Please reproduce exactly the lines between the line holding "Output the LaTeX" and the line holding "(lr) at (526,272)", inclusive, leaving out any pictures.

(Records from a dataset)

----------

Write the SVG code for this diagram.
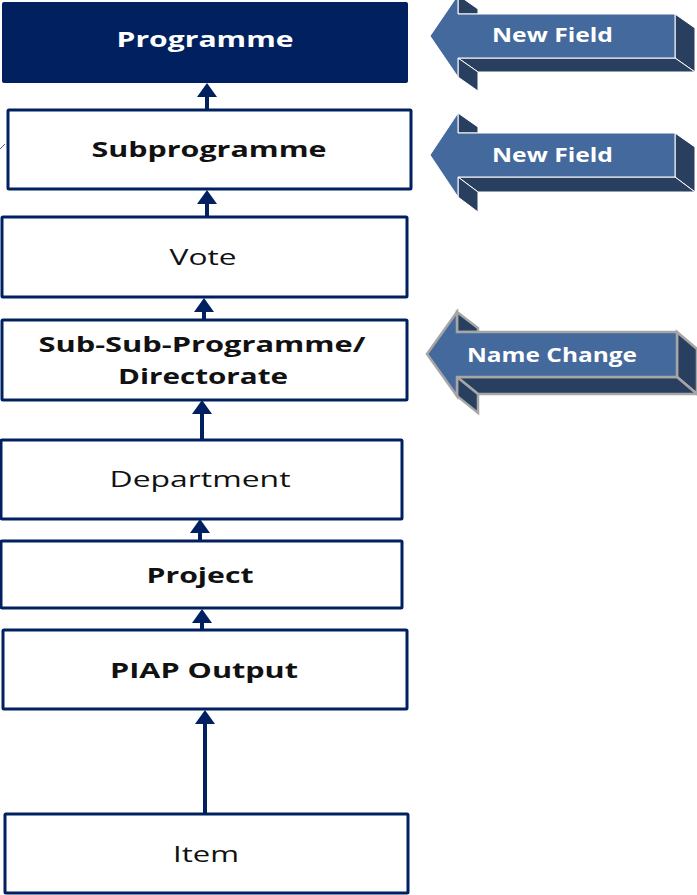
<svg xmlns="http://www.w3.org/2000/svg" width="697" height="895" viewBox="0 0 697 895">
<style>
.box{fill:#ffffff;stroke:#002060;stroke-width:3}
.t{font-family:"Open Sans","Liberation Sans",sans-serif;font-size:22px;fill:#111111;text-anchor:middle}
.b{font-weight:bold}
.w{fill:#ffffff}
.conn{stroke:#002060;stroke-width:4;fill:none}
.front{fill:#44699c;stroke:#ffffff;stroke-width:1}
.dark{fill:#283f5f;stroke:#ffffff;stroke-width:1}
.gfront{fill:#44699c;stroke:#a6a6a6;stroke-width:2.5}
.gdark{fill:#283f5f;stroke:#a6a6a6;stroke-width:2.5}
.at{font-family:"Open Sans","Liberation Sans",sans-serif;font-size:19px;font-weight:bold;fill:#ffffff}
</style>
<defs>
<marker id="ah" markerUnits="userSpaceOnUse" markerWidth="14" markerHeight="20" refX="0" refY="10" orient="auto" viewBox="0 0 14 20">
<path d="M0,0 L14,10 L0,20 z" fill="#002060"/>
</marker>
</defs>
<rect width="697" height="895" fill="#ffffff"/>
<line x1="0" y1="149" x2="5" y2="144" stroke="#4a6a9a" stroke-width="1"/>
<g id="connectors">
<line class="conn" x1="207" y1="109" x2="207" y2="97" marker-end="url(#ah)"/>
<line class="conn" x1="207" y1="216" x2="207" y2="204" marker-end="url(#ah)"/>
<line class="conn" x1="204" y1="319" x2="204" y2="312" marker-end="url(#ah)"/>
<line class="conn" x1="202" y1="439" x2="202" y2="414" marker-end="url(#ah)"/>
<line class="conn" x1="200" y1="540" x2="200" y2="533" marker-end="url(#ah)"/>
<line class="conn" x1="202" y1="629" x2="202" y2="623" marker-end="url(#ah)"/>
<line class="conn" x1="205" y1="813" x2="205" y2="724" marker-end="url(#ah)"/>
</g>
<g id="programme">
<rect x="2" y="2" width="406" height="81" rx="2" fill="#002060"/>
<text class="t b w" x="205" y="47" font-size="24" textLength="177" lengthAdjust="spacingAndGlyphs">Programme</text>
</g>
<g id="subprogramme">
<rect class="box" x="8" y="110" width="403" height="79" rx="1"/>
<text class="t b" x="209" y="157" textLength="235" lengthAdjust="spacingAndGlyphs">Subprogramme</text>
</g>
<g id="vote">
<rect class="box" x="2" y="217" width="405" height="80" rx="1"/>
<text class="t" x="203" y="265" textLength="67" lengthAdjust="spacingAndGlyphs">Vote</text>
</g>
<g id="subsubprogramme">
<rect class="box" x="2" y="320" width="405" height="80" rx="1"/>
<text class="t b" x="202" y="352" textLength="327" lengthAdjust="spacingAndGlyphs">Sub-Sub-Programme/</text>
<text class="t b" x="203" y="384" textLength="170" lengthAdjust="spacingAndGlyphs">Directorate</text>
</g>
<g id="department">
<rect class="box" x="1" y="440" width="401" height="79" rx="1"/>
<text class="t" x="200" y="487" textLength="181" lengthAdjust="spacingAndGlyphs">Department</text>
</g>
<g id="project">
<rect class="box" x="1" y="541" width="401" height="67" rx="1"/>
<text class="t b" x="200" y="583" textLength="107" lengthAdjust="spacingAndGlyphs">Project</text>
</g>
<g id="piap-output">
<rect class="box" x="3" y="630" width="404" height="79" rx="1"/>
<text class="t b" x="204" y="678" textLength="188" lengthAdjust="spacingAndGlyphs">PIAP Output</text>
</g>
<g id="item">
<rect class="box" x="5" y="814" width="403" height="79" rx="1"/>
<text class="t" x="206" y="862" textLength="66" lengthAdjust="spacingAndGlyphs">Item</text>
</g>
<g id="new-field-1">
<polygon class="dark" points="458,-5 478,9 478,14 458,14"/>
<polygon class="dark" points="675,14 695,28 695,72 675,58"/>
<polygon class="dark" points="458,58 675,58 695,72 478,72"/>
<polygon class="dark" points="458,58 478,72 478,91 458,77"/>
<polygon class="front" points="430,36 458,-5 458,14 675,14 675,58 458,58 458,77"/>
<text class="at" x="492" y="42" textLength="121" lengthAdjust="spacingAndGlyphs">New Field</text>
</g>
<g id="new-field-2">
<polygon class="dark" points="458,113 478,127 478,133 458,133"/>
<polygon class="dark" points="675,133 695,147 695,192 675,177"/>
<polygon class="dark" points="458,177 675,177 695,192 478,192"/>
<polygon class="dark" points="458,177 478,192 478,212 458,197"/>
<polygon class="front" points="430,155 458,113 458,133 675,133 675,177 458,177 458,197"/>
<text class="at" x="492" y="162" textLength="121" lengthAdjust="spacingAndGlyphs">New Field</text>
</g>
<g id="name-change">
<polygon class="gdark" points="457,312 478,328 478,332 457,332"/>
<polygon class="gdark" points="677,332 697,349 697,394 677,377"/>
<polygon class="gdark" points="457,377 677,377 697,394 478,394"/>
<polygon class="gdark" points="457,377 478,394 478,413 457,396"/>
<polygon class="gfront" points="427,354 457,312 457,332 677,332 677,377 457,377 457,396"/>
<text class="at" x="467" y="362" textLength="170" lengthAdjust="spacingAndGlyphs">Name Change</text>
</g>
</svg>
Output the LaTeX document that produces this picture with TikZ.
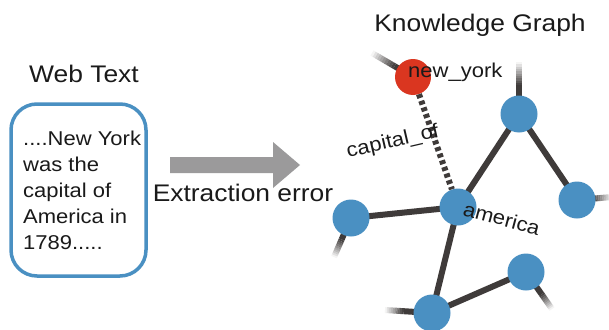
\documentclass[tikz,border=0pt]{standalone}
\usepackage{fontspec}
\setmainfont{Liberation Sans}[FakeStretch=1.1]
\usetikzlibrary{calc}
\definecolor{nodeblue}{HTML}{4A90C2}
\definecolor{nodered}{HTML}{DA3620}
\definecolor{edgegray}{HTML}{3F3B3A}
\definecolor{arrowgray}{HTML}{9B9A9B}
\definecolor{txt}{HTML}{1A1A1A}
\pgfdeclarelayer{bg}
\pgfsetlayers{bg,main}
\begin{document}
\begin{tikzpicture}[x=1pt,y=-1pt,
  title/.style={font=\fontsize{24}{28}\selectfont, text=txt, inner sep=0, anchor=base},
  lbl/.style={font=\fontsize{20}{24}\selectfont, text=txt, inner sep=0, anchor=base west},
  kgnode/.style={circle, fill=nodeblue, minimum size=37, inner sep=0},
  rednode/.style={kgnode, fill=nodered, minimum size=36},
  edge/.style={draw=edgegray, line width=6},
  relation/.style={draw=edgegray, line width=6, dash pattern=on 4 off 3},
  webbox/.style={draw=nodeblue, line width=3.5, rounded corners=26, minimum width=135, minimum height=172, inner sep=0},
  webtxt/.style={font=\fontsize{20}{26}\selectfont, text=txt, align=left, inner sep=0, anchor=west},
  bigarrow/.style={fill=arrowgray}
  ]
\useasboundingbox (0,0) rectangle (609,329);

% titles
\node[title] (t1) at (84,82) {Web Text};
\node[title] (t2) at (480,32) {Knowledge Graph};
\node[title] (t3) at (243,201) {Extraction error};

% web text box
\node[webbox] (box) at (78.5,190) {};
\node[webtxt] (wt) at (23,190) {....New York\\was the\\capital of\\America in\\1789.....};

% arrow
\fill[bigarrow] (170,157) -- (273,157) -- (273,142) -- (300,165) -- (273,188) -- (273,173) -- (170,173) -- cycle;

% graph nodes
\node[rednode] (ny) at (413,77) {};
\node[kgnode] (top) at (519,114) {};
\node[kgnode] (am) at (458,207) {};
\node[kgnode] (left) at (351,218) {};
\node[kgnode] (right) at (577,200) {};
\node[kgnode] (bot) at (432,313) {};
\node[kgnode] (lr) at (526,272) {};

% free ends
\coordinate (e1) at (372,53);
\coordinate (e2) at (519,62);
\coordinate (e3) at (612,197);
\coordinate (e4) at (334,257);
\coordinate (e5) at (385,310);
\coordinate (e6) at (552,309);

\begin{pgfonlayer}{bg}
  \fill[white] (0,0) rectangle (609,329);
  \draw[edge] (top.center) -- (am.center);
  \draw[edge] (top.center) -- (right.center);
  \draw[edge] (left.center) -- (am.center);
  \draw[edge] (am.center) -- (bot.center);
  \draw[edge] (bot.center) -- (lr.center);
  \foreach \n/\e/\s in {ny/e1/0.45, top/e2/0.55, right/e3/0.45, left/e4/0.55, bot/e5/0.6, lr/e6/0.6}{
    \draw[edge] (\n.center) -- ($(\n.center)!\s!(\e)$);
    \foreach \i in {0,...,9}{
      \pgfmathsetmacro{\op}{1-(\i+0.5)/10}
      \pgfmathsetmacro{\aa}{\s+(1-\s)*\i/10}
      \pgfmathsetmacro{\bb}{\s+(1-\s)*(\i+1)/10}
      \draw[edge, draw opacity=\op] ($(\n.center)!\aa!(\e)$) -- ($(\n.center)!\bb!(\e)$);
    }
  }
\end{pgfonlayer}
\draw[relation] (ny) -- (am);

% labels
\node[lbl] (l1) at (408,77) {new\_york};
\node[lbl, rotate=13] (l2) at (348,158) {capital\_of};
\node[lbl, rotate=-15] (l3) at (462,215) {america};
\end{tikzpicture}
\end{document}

----------

**Output of the exercise**.
Output the LaTeX document that produces this picture with TikZ.
\documentclass[tikz,border=0pt]{standalone}
\usepackage{fontspec}
\setmainfont{Liberation Sans}[FakeStretch=1.1]
\usetikzlibrary{calc}
\definecolor{nodeblue}{HTML}{4A90C2}
\definecolor{nodered}{HTML}{DA3620}
\definecolor{edgegray}{HTML}{3F3B3A}
\definecolor{arrowgray}{HTML}{9B9A9B}
\definecolor{txt}{HTML}{1A1A1A}
\pgfdeclarelayer{bg}
\pgfsetlayers{bg,main}
\begin{document}
\begin{tikzpicture}[x=1pt,y=-1pt,
  title/.style={font=\fontsize{24}{28}\selectfont, text=txt, inner sep=0, anchor=base},
  lbl/.style={font=\fontsize{20}{24}\selectfont, text=txt, inner sep=0, anchor=base west},
  kgnode/.style={circle, fill=nodeblue, minimum size=37, inner sep=0},
  rednode/.style={kgnode, fill=nodered, minimum size=36},
  edge/.style={draw=edgegray, line width=6},
  relation/.style={draw=edgegray, line width=6, dash pattern=on 4 off 3},
  webbox/.style={draw=nodeblue, line width=3.5, rounded corners=26, minimum width=135, minimum height=172, inner sep=0},
  webtxt/.style={font=\fontsize{20}{26}\selectfont, text=txt, align=left, inner sep=0, anchor=west},
  bigarrow/.style={fill=arrowgray}
  ]
\useasboundingbox (0,0) rectangle (609,329);

% titles
\node[title] (t1) at (84,82) {Web Text};
\node[title] (t2) at (480,32) {Knowledge Graph};
\node[title] (t3) at (243,201) {Extraction error};

% web text box
\node[webbox] (box) at (78.5,190) {};
\node[webtxt] (wt) at (23,190) {....New York\\was the\\capital of\\America in\\1789.....};

% arrow
\fill[bigarrow] (170,157) -- (273,157) -- (273,142) -- (300,165) -- (273,188) -- (273,173) -- (170,173) -- cycle;

% graph nodes
\node[rednode] (ny) at (413,77) {};
\node[kgnode] (top) at (519,114) {};
\node[kgnode] (am) at (458,207) {};
\node[kgnode] (left) at (351,218) {};
\node[kgnode] (right) at (577,200) {};
\node[kgnode] (bot) at (432,313) {};
\node[kgnode] (lr) at (526,272) {};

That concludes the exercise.